I have known a fair amount of people, myself included, who have gone to sleep away camp. You suddenly find yourself spending every moment with a group of people from all over the country or world with only their reason for going to the camp in common (probably their parents wanting them out of the house). The beginning is butterflies of introductions, but as each interaction snowballs into the cascade of becoming friends, you soon realize you are simultaneously experiencing the ephemeral beauty that is camp; a life changing experience that can never be created again in quite the same way. Those were some of the best experiences of my life and I treasure those memories, but I, probably like everyone else, thought those were childhood experiences and I accepted their place in my life. I never expected to find myself at a science, sleep away camp for graduate students.
I just got back from two weeks at the Cary Institute of Ecosystem Studies taking the Fundamentals of Ecosystem Ecology (FEE). For some background, The Cary Institute is a very prestigious research institute (one of the few independent research institutes left) where experts in the field of Ecology are tackling critical environmental issues. Let me note that when I say experts, I don’t mean people who really understand their subject, I mean people who founded their entire field of study. Basically, the FEE course takes summer camp, throws in some of the most intelligent, interesting, profound, and caring teachers possible, and relates everything to your chosen field of study that is consuming an incredible amount of your life energy.

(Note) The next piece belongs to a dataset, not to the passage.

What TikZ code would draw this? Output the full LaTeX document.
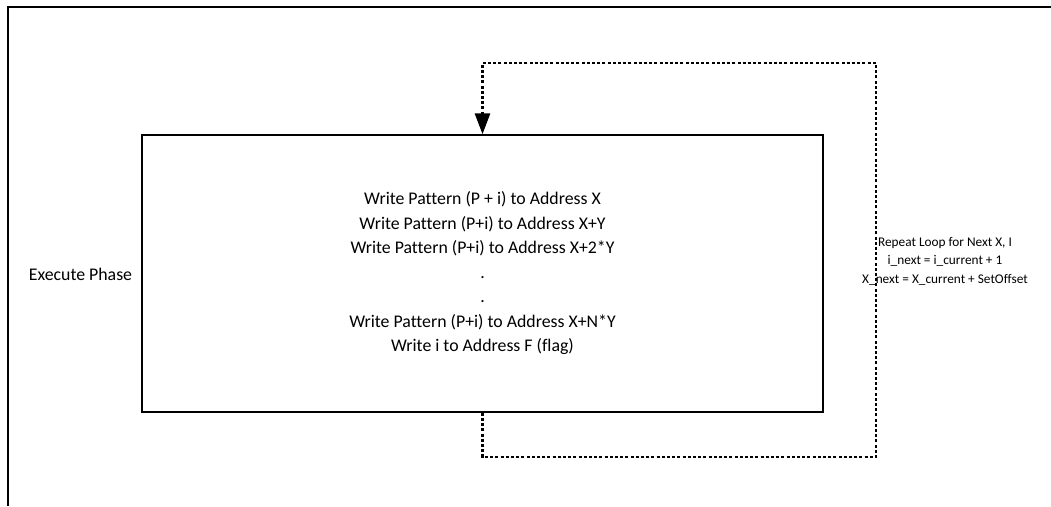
\documentclass[tikz,border=0pt]{standalone}
\usepackage{fontspec}
\setmainfont{Carlito}[Ligatures=NoCommon]
\usepackage{tikz}
\usetikzlibrary{positioning,arrows.meta}

\begin{document}
\begin{tikzpicture}[
  x=1pt, y=-1pt,
  font=\fontsize{17.8}{24.5}\selectfont,
  phasebox/.style={draw, line width=1.4pt, minimum width=681pt,
                   minimum height=277pt, align=center, inner sep=0pt},
  frame/.style={draw, line width=1.4pt},
  % dotted return path of the loop
  loopline/.style={line width=2.8pt, dash pattern=on 3pt off 2.2pt},
  note/.style={font=\fontsize{13.3}{18.5}\selectfont, align=center},
]
\useasboundingbox (0,0) rectangle (1051,506);

\draw[frame] (8,506) -- (8,7) -- (1051,7);

\node[phasebox] (exec) at (482.5,273.5)
  {Write Pattern (P + i) to Address X\\
   Write Pattern (P+i) to Address X+Y\\
   Write Pattern (P+i) to Address X+2*Y\\
   .\\
   .\\
   Write Pattern (P+i) to Address X+N*Y\\
   Write i to Address F (flag)};

\node (phase) at (80.5,274) {Execute Phase};

\coordinate (loopbr) at (876,457);
\coordinate (looptr) at (876,63);

\draw[loopline, -{Triangle[length=21pt, width=15pt]}]
  (exec.south) |- (loopbr) -- (looptr) -| (exec.north);

\node[note] (loopnote) at (945,261)
  {Repeat Loop for Next X, I\\
   i\_next = i\_current + 1\\
   X\_next = X\_current + SetOffset};

\end{tikzpicture}
\end{document}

I lived at the institute for two weeks and every day we had a class in the morning and a class in the afternoon on different subjects in the field of ecology. They were all taught by different teachers and focused on the application of ecosystem studies. We studied multiple biogeochemical cycles (e.g. Carbon, Nitrogen, Phosphorus, etc.), primary and secondary production in terrestrial and aquatic systems, decomposition, urban ecology, data management, and a suite of fascinating special subjects. I was lucky to have taken some relevant courses on 1/3 of the classes, but the other 2/3 were completely new. Even in the 1/3 of classes I had background knowledge in, some of them came from completely different perspectives I had never considered and I re-learned the subjects all over again. One of my favorite examples of this was our lesson with John Cole, an expert on the carbon cycle. Last semester I took a class on the carbon cycle, but this lecture was brilliant. It addressed the carbon cycle in relation to what I would consider the oxygen cycle and immensely expanded my understanding of the subject my research is primarily based on. It was amazing.
Besides the incredible lectures and fundamental scientific articles, we each lead discussions about the readings after many of the classes. This was a fascinating process. Maybe it’s because we’re all slightly reserved science types, but it took us a week to really converse intellectually in a comfortable manner. Struggling through the initial awkward silences characteristic of the first few discussions, we were able to kickstart our conversations by breaking into smaller groups until we found our stride and could start to explore the extent of knowledge and opinions present in the room. By the end, these discussions were some of my favorite times. Partially because of the topics and perspectives, but a large part of it was because of how present everyone was. There was no where else to go, no one else to see, and no other work to be done besides the other work for this class. I haven’t experienced that since becoming an “adult.” Therefore, it didn’t matter how long the discussions went because everyone knew exactly what we were all going to do afterward, all walk back to Bacon Flats (our dorm) together and read. I, at least, have never been more present in a class and sincerely enjoyed the freedom it provided for reflection. We could explore, in depth, every topic we would normally only really consider for the middle half hour of an hour long class if we were lucky enough to have any class on the subject in the first place. There is no better way than this to internalize information, concepts, and ideas.
I also have to say that I could not have gone through this experience with a better group of people. All 19 of my fellow class mates were fantastic! The Institute did an amazing job of picking a diverse group of young, budding scientists who are all incredibly passionate about their work. I was able to particularly connect with the students living in Bacon Flats, since we saw the students staying in the Smith house (the other dorm) much less, but we had an amazing time. We all arrived separately to empty, 50’s style, Murphy Bed rooms with adjoining closet kitchens, matching 50’s ovens, and mini-mini fridges. Four puzzles, 13 days, 28 papers, 31 cards, and a million Taylor Swift songs later, we topped off our experience with a fire alarm bonding session and final adventure to find Stuart and give him our thank you gift. I feel like we left together with a set of friends and familiar faces to look forward to seeing at our upcoming first conferences, which I know I would have dreaded otherwise. I was honored to be a part of this group and will genuinely cherish the heartfelt late night conversations, dances around beds in the dark, and study nights in our makeshift common room.
I want to sincerely thank Wally Fulweiler (my advisor), Boston University’s Biogeosciences Program, Boston University’s Earth and Environment Department, and the Cary Institute for giving me the incredible opportunity to experience the FEE course.